Some of his colleagues, however, got along well with Rogers. I interviewed Rogers in 1999 when John Tory, later to become mayor of Toronto, was president and chief executive officer of Rogers Media. Tory sat in and became part of the interview. The two men were so simpatico that each would systematically take turns finishing the other’s sentences. In a compliment to Tory, Rogers said, “He’s made a difference and he’s making a difference. You can sum up a lot of things by that. The employees are very motivated.” This time, a blushing Tory did not add any words.
Among Rogers’s astute traits was his ability to seize a bargain. In 1996, seeking space for expansion, he paid $33.5 million for the Toronto head office of the defunct Confederation Life Insurance Co. The amount was a mere one-third of the cost of the faux parliamentary-style building that opened only four years earlier. Another low-bid acquisition came in 2004 when Rogers paid $25 million for SkyDome. The stadium, home to the Blue Jays since 1989, had cost $600 million, much of which was paid for by taxpayers.
But Rogers could also come to regret acquisitions. When he bought Maclean Hunter in 1994 for $3 billion, he was widely seen to be most interested in the cable assets. Included was a 62.5 per cent stake in the Toronto Sun publishing company, which in turn owned 60 per cent of my employer, the Financial Post.
I wrote positively about the purchase and its potential to make publications like the Financial Post available electronically. Rogers phoned me out of the blue. “That’s exactly what this is all about,” he said. “No one else understood it like you.”
After I hung up, I realized if I alone had received his shower of praise, I may not have fully appreciated the deal. While I’d agreed with Rogers’s core concept, his hope for convergence didn’t fly. Worse, he’d taken on too much debt. When creditors demanded he pare down that debt, much of the Maclean Hunter empire was sold, including the Financial Post. I wrote a column bidding Rogers goodbye that ended with the line, “Ted, we hardly knew ye,” a nod to the song by The Clancy Brothers and Tommy Makem.

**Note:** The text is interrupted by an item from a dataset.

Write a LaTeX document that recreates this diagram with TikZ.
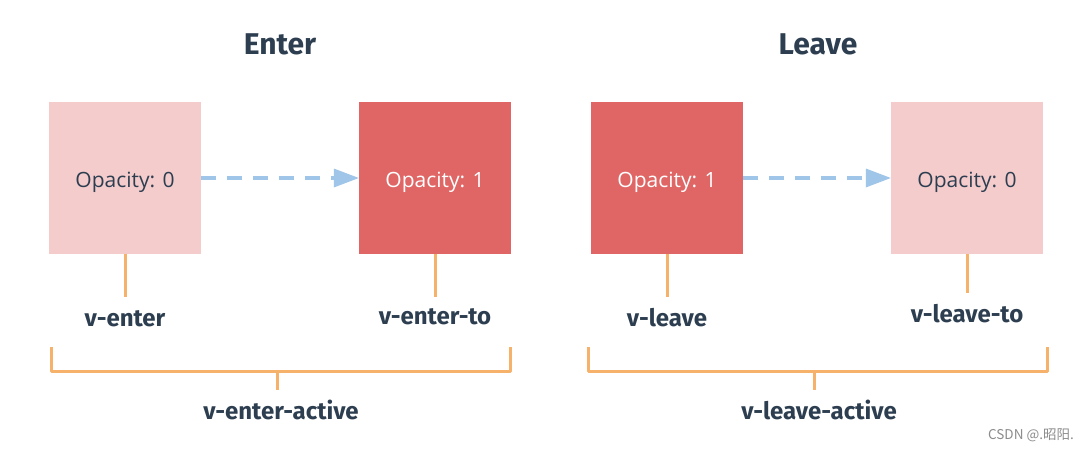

Sometimes, Rogers tried to walk both sides. Two biographies were published about him in 2007-08. One was “Relentless,” by Robert Brehl; the other, “High Wire Act,” by Caroline Van Hasselt. Rogers showed up at the latter’s book launch, even though “Relentless” was supposed to be the authorized version.
In discussing succession, he played two sides with me, too. He told me that his son, Edward, had “excellent judgment” but that his only male offspring could sometimes be stubborn. He also saw daughter Melinda as a possible successor because she was “more the idea-a-minute” type,” Rogers said. ”She’s filled with the entrepreneurial traditions of the internet. She’s a go-getter.”
But Rogers’s wife, Loretta, preferred Edward for the role. “Loretta has always believed that when daughters have children they should be at home,” Rogers told me. “It’s an old-fashioned view, I know.” Despite his wife’s edict, Rogers still held out hope for Melinda. “If Melinda shows up better than Edward, and I’m well enough, I would make the change, or the trustees would.” 
After Rogers’s death in 2008, various individuals were chair or chief executive of Rogers until 2017, when Edward, who was deputy chair, took on the powerful role of chair. Edward also controlled the family trust. After quarrelling with his mother and other family members about who should be chief executive, he went to court in 2021 and was able to install his own choice, Tony Staffieri. As I followed the proceedings, which turned out to be the coronation of Edward, he absolutely demonstrated that he’s just as stubborn as his old man said. And with this week’s proposed acquisition of Bell Canada’s 37.5 per cent stake in Maple Leaf Sports & Entertainment for $4.7 billion, just as growth-minded.